How Catholic University Campuses Handle Free Speech in an Age of Intolerance

NEWS ANALYSIS: Catholic university leaders have observed a change in students’ sensitivities regarding ‘offensive’ speech, and they attribute this shift partly to the lack of civility in politics and media.

Georgetown University
Georgetown University (photo: Weerawich/Shutterstock)

WASHINGTON — Violent protests against conservative speakers and student-led campaigns to squelch “offensive” speech have stirred fears that U.S. college campuses have become hotbeds of intolerance.

Surveys of college students give further credence to reports of a decline in support for the constitutional right to freedom of speech among the young, and this month the University of Florida said it spent $500,000 on security when Richard Spencer, a white nationalist, spoke on its campus.

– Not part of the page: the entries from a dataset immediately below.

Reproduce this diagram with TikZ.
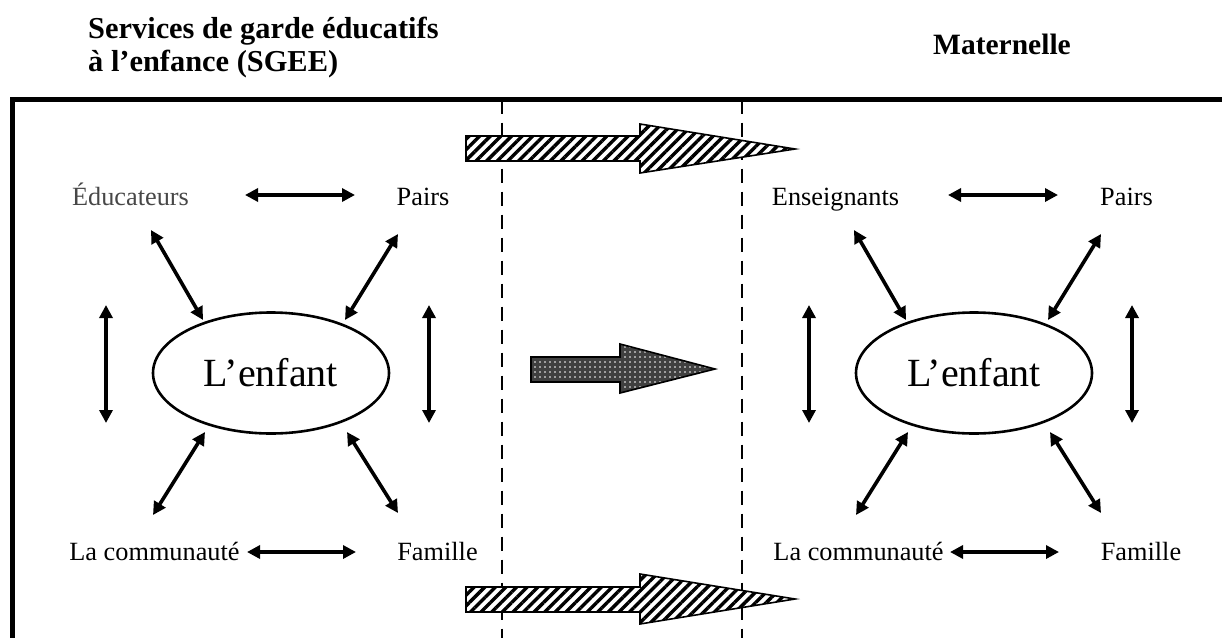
\documentclass[tikz,border=0pt]{standalone}
\usepackage{fontspec}
\setmainfont{Liberation Serif}
\usetikzlibrary{arrows.meta,patterns.meta,shapes.geometric}
\tikzset{
  lbl/.style={inner sep=0pt, anchor=base, font=\fontsize{26.3}{30}\selectfont},
  ttl/.style={inner sep=0pt, anchor=base west, font=\fontsize{30.4}{33}\selectfont\bfseries},
  rel/.style={line width=3.6pt, {Triangle[length=13pt,width=13pt]}-{Triangle[length=13pt,width=13pt]}},
  child/.style={ellipse, draw, line width=2.6pt, minimum width=236pt, minimum height=121pt, inner sep=0pt, font=\fontsize{40}{44}\selectfont},
  hatch/.style={draw, line width=1.6pt, line join=miter, preaction={fill=white}, pattern={Lines[angle=45,distance=7.5pt,line width=3.4pt]}},
  dotty/.style={draw, line width=1.6pt, line join=miter, preaction={fill=black!75}, pattern={Dots[distance=5pt,radius=0.9pt]}, pattern color=white},
  sep/.style={line width=2.8pt, dash pattern=on 14pt off 9pt},
  frame/.style={line width=4.5pt, line join=miter}
}
\begin{document}
\begin{tikzpicture}[x=1pt,y=1pt]
\useasboundingbox (0,0) rectangle (1222,-637);
% frame
\draw[frame] (12.5,-650) -- (12.5,-99.5) -- (1240,-99.5);
% headings
\node[ttl] (t1) at (88,-38) {Services de garde éducatifs};
\node[ttl] (t2) at (88,-71) {à l’enfance (SGEE)};
\node[ttl, anchor=base, font=\fontsize{29.5}{33}\selectfont\bfseries] (t3) at (1002,-54) {Maternelle};
% dashed separators
\coordinate (d1a) at (502,-99.5); \coordinate (d1b) at (502,-640);
\coordinate (d2a) at (742,-99.5); \coordinate (d2b) at (742,-640);
\draw[sep] (d1a) -- (d1b);
\draw[sep] (d2a) -- (d2b);
% transition arrows
\path[hatch] (466,-136) -- (640,-136) -- (640,-124) -- (795,-149) -- (640,-173) -- (640,-161) -- (466,-161) -- cycle;
\path[hatch] (466,-587) -- (640,-587) -- (640,-574) -- (795,-599) -- (640,-624) -- (640,-612) -- (466,-612) -- cycle;
\path[dotty] (531,-357) -- (620,-357) -- (620,-344) -- (715,-369) -- (620,-393) -- (620,-382) -- (531,-382) -- cycle;
% labels
\node[lbl, text=black!72] (eduL) at (130.5,-205) {Éducateurs};
\node[lbl] (eduR) at (835.5,-205) {Enseignants};
\node[lbl] (pairsL) at (423,-205) {Pairs};
\node[lbl] (pairsR) at (1126.5,-205) {Pairs};
\node[lbl] (comL) at (154.5,-560) {La communauté};
\node[lbl] (comR) at (858.5,-560) {La communauté};
\node[lbl] (famL) at (437.5,-560) {Famille};
\node[lbl] (famR) at (1141,-560) {Famille};
% clusters
\foreach \p/\s in {L/0,R/703}{
  \begin{scope}[xshift=\s pt]
    \node[child] (child\p) at (271,-373) {L’enfant};
    \coordinate (th1\p) at (245,-195); \coordinate (th2\p) at (355,-195);
    \coordinate (ul1\p) at (151,-230); \coordinate (ul2\p) at (203,-320);
    \coordinate (ur1\p) at (398,-234); \coordinate (ur2\p) at (345,-320);
    \coordinate (vl1\p) at (106,-305); \coordinate (vl2\p) at (106,-423);
    \coordinate (vr1\p) at (429,-305); \coordinate (vr2\p) at (429,-423);
    \coordinate (ll1\p) at (205,-432); \coordinate (ll2\p) at (153,-515);
    \coordinate (lr1\p) at (347,-432); \coordinate (lr2\p) at (398,-513);
    \coordinate (bh1\p) at (247,-552); \coordinate (bh2\p) at (356,-552);
  \end{scope}
  \draw[rel] (th1\p) -- (th2\p);
  \draw[rel] (ul1\p) -- (ul2\p);
  \draw[rel] (ur1\p) -- (ur2\p);
  \draw[rel] (vl1\p) -- (vl2\p);
  \draw[rel] (vr1\p) -- (vr2\p);
  \draw[rel] (ll1\p) -- (ll2\p);
  \draw[rel] (lr1\p) -- (lr2\p);
  \draw[rel] (bh1\p) -- (bh2\p);
}
\end{tikzpicture}
\end{document}
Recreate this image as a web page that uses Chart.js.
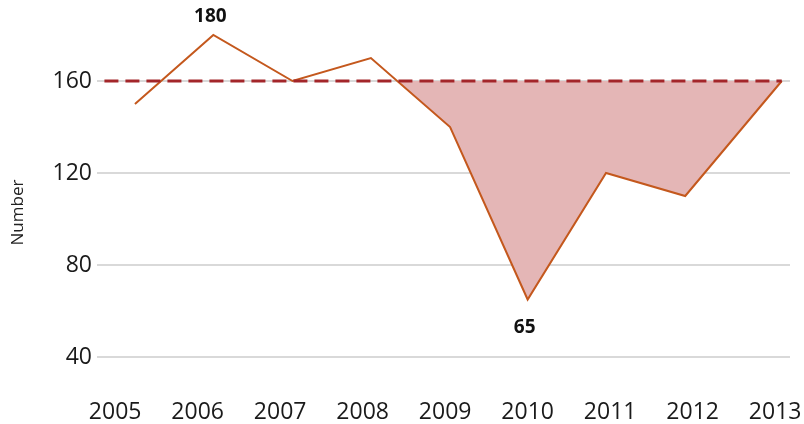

Catholic universities and colleges have not been forced to contend with threats of violence by student activists, but they are working to strike the right balance when controversies arise over politics or the many issues addressed by Catholic moral teaching on marriage, sexuality, contraception and abortion.

“If a university doesn’t allow free inquiry, it won’t be able to teach students well or make progress in knowledge,” John Garvey, the president of The Catholic University of America, told the Register.

“You can’t have a university without freedom of speech.”

Earlier this year, the “narrow window of permissible topics” for open discussion on U.S. campuses prompted John Villasenor, a professor at UCLA, to survey 1,500 undergraduates at four-year institutions of higher education about their views on free speech, and his research confirmed that the democratic tradition of reasoned discourse is losing ground among college students.

 

Response to ‘Offensive Speech’

Asked whether they thought it was permissible to employ violence to respond to a speaker that makes “offensive and hurtful statements,” 19% of respondents agreed that it was, with almost equal numbers of self-identified Republicans and Democrats sharing this view. Further, 51% of respondents (62% Democrats; 39% Republicans) said it was acceptable to shout down a speaker.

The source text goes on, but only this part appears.